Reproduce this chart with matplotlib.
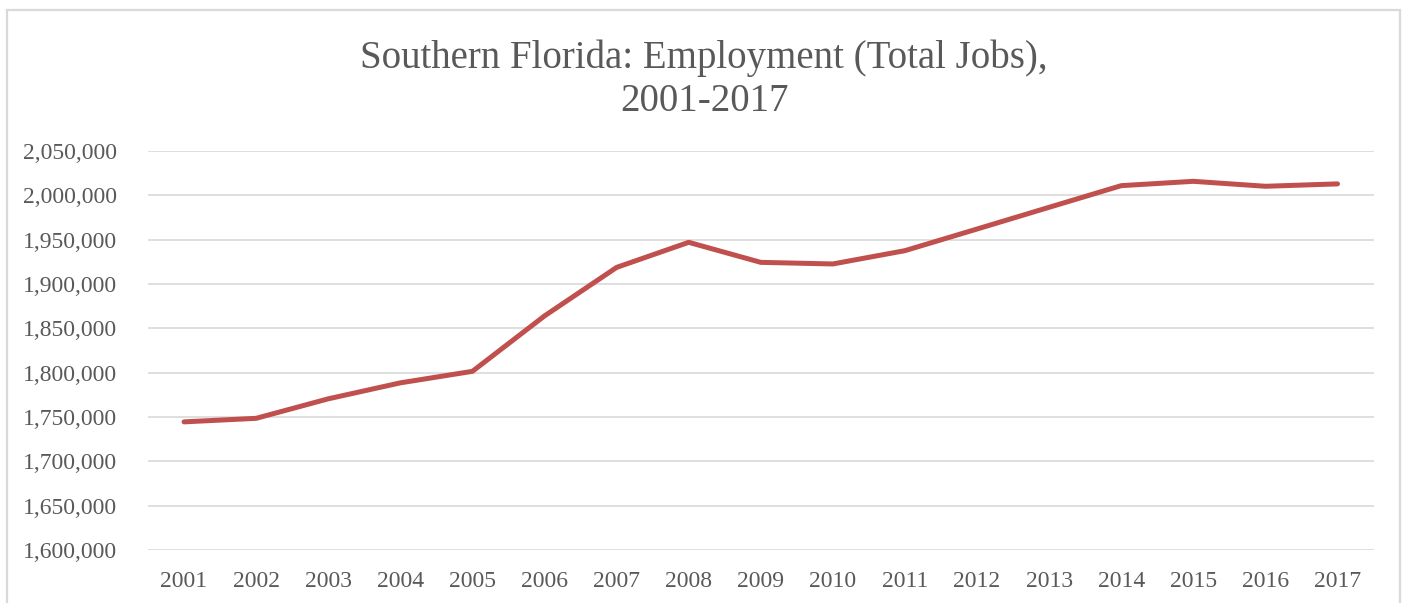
#!/usr/bin/env python3
# -*- coding: utf-8 -*-

import matplotlib
matplotlib.use("Agg")
from matplotlib import pyplot as plt
from matplotlib.ticker import FuncFormatter
from matplotlib.patches import Rectangle

# Data
years = ["2001", "2002", "2003", "2004", "2005", "2006", "2007", "2008", "2009",
         "2010", "2011", "2012", "2013", "2014", "2015", "2016", "2017"]
jobs = [1744500, 1748500, 1770500, 1788500, 1801500, 1864000, 1918700, 1947000,
        1924400, 1922600, 1937600, 1962000, 1986500, 2010900, 2015800, 2010200,
        2012900]
y_ticks = list(range(1600000, 2050001, 50000))
title = "Southern Florida: Employment (Total Jobs),\n2001-2017"

text_color = "#595959"
grid_color = "#D9D9D9"
line_color = "#C0504D"

plt.rcParams['font.family'] = ['Liberation Serif', 'DejaVu Serif']

fig = plt.figure(figsize=(14.03, 6.03), dpi=100)
ax = fig.add_axes([0.1055, 0.0879, 0.8735, 0.6617])

x = list(range(len(years)))
ax.plot(x, jobs, color=line_color, linewidth=3.6, solid_capstyle='round',
        solid_joinstyle='round', zorder=3)

ax.set_xlim(-0.5, len(years) - 0.5)
ax.set_ylim(y_ticks[0], y_ticks[-1])
ax.set_xticks(x)
ax.set_xticklabels(years)
ax.set_yticks(y_ticks)
ax.yaxis.set_major_formatter(FuncFormatter(lambda v, p: f"{int(v):,}"))

ax.tick_params(axis='both', length=0, labelsize=17, labelcolor=text_color)
ax.tick_params(axis='y', pad=22)
ax.tick_params(axis='x', pad=15)
ax.grid(axis='y', color=grid_color, linewidth=1.2)
ax.set_axisbelow(True)
for s in ax.spines.values():
    s.set_visible(False)

fig.text(0.502, 0.868, title, ha='center', va='center', fontsize=28,
         color=text_color, linespacing=1.2)

# light chart-area border (bottom edge is cut off in the reference)
fig.patches.append(Rectangle((7 / 1403, -0.05), 1393 / 1403, 1.05 - 10 / 603,
                             transform=fig.transFigure, fill=False,
                             edgecolor=grid_color, linewidth=1.6))

plt.savefig('out.png', dpi=100)
plt.close()
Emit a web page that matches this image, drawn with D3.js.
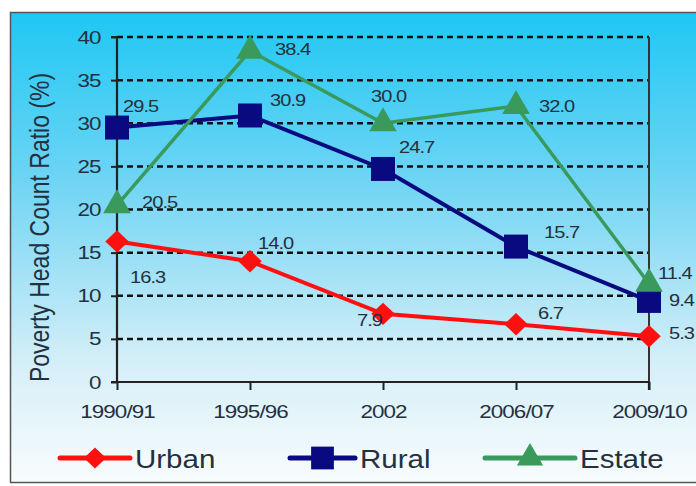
<!DOCTYPE html>
<html><head><meta charset="utf-8">
<script src="https://cdn.jsdelivr.net/npm/d3@7"></script>
<style>body{margin:0;background:#fff;}svg{display:block;font-family:"Liberation Sans",Arial,sans-serif;}</style>
</head><body>
<svg id="c" width="696" height="486"></svg>
<script>
const categories = ["1990/91","1995/96","2002","2006/07","2009/10"];
const urban  = [16.3, 14.0, 7.9, 6.7, 5.3];
const rural  = [29.5, 30.9, 24.7, 15.7, 9.4];
const estate = [20.5, 38.4, 30.0, 32.0, 11.4];
const yTicks = [0,5,10,15,20,25,30,35,40];
const seriesNames = ["Urban","Rural","Estate"];

const SX = 1.18;
const TXT = "#243040";
const svg = d3.select("#c");
const defs = svg.append("defs");
const g1 = defs.append("linearGradient").attr("id","bg").attr("x1",0).attr("y1",0).attr("x2",0).attr("y2",1);
g1.append("stop").attr("offset","0%").attr("stop-color","#1ec8f4");
g1.append("stop").attr("offset","35%").attr("stop-color","#6dd4f4");
g1.append("stop").attr("offset","75%").attr("stop-color","#d6eff8");
g1.append("stop").attr("offset","100%").attr("stop-color","#f8fcfd");

svg.append("rect").attr("x",10.5).attr("y",12.5).attr("width",700).attr("height",470)
  .attr("fill","url(#bg)").attr("stroke","#555").attr("stroke-width",1.5);

const L=117, R=649, T=37, B=382;
const x = d3.scalePoint().domain(categories).range([L,R]).padding(0);
const y = d3.scaleLinear().domain([0,40]).range([B,T]);

function addText(parent, px, py, str, size, anchor){
  return parent.append("text").attr("transform",`translate(${px},${py}) scale(${SX},1)`)
    .attr("font-size",size).attr("fill",TXT).attr("text-anchor",anchor||"start").text(str);
}

// gridlines
svg.append("g").selectAll("line").data(yTicks.filter(d=>d>0)).join("line")
  .attr("x1",L).attr("x2",R).attr("y1",d=>y(d)).attr("y2",d=>y(d))
  .attr("stroke","#111").attr("stroke-width",2.5).attr("stroke-dasharray","6,4");

// right border
svg.append("line").attr("x1",R).attr("x2",R).attr("y1",T).attr("y2",B).attr("stroke","#333").attr("stroke-width",2);

// axes
const yAxis = svg.append("g").attr("transform",`translate(${L},0)`)
  .call(d3.axisLeft(y).tickValues(yTicks).tickSize(6).tickPadding(8));
const xAxis = svg.append("g").attr("transform",`translate(0,${B})`)
  .call(d3.axisBottom(x).tickSize(8).tickPadding(15));
[yAxis,xAxis].forEach(a=>{
  a.select(".domain").attr("stroke","#222").attr("stroke-width",2.2);
  a.selectAll(".tick line").attr("stroke","#222").attr("stroke-width",2);
  a.selectAll("text").attr("font-size",19).attr("fill",TXT).attr("font-family","Liberation Sans, Arial, sans-serif")
    .attr("letter-spacing",-0.8).attr("transform",`scale(${SX},1)`);
});
yAxis.select(".domain").attr("d",`M-6,${B}H0V${T}H-6`);
xAxis.select(".domain").attr("d",`M${L},0H${R}V8`);

// y title
svg.append("text").attr("transform",`translate(49,${(T+B)/2+18}) rotate(-90) scale(1,${SX})`)
  .attr("text-anchor","middle").attr("font-size",23).attr("fill",TXT).text("Poverty Head Count Ratio (%)");

const line = d3.line().x((d,i)=>x(categories[i])).y(d=>y(d));
const diamond = {draw(ctx,size){const r=Math.sqrt(size)/2; ctx.moveTo(0,-r); ctx.lineTo(r*1.05,0); ctx.lineTo(0,r); ctx.lineTo(-r*1.05,0); ctx.closePath();}};
const series = [
  {name:seriesNames[0], values:urban, color:"#ff1010", sym:diamond, size:500, w:4},
  {name:seriesNames[1], values:rural, color:"#0a0a80", sym:d3.symbolSquare, size:576, w:4},
  {name:seriesNames[2], values:estate, color:"#3a9a5c", sym:d3.symbolTriangle, size:330, w:3.5},
];
series.forEach(s=>{
  svg.append("path").datum(s.values).attr("d",line).attr("fill","none").attr("stroke",s.color).attr("stroke-width",s.w);
  svg.append("g").selectAll("path").data(s.values).join("path")
    .attr("transform",(d,i)=>`translate(${x(categories[i])},${y(d)})`)
    .attr("d",d3.symbol().type(s.sym).size(s.size)).attr("fill",s.color);
});

// value labels (offsets from point)
const labelOffsets = {
  Urban:  [[13,42],[8,-12],[-26,12],[22,-5],[20,3]],
  Rural:  [[6,-16],[20,-9],[16,-16],[28,-9],[20,5]],
  Estate: [[25,3],[25,4],[-12,-21],[23,6],[9,-5]],
};
const lblG = svg.append("g");
series.forEach(s=>{
  s.values.forEach((d,i)=>{
    addText(lblG, x(categories[i])+labelOffsets[s.name][i][0], y(d)+labelOffsets[s.name][i][1], d.toFixed(1), 17)
      .attr("letter-spacing",-0.8);
  });
});

// legend
const legX = [60,290,485];
const legW = [70,65,90];
series.forEach((s,i)=>{
  const lg = svg.append("g").attr("transform",`translate(${legX[i]},458)`);
  lg.append("line").attr("x1",0).attr("x2",legW[i]).attr("stroke",s.color).attr("stroke-width",5).attr("stroke-linecap","round");
  lg.append("path").attr("transform",`translate(${legW[i]/2},0)`).attr("d",d3.symbol().type(s.sym).size(s.size*0.9)).attr("fill",s.color);
  addText(lg, legW[i]+5, 10, s.name, 25);
});
</script>
</body></html>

****

● **GOAL**:
List each line of the entries that holds the string "chart".

● **SOLUTION TO THIS PROBLEM**:
Reproduce this chart with matplotlib.
# light chart-area border (bottom edge is cut off in the reference)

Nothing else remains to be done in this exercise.